Filters for Real World Accelerations

1. Feb 12, 2013

cciarleg

Hi,

I'm having trouble with the application of filtering to real acceleration data. I have looked at a lot of recommendations, filtering through fft, butterworth high and low pass filters, and I'm not finding something thats working for my data and I'm looking for recommendations.

I think my problem is that I am looking at very slow accelerations, so the "drift" in the accelerometer is eliminated-but so is the trend in the data itself. I will be looking at the cases of relatively slow acceleration and velocity, and slow acceleration with pauses in between sequences. A low pass filter does okay-but does not provide an accurate map of displacement in the end. Using an fft seems to also eliminate the slower trend in the data.

I have also added in elimination of values less than the abolsute mean found for a static case. This seems to help a little bit, but I may be losing some data.
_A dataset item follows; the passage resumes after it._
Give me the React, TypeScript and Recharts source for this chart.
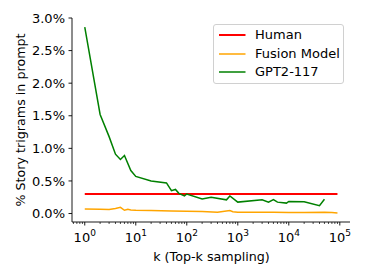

I have attached a couple of examples of what the problem is. I made a rectangle with the accelerometer pretty much and these are the results with no filters and a low pass filter.
First 2 are no filter. 2nd 1 is the LP filtered accel. (I can send velocity if interested-looks the same pretty much)

Are there any other filters I should be trying? Different methods of integration? (I am currently using a trapazoidal integrator). I'm pretty much looking for recommendations processing this type of data.

Thanks! (I also hope this is the correct thread for this).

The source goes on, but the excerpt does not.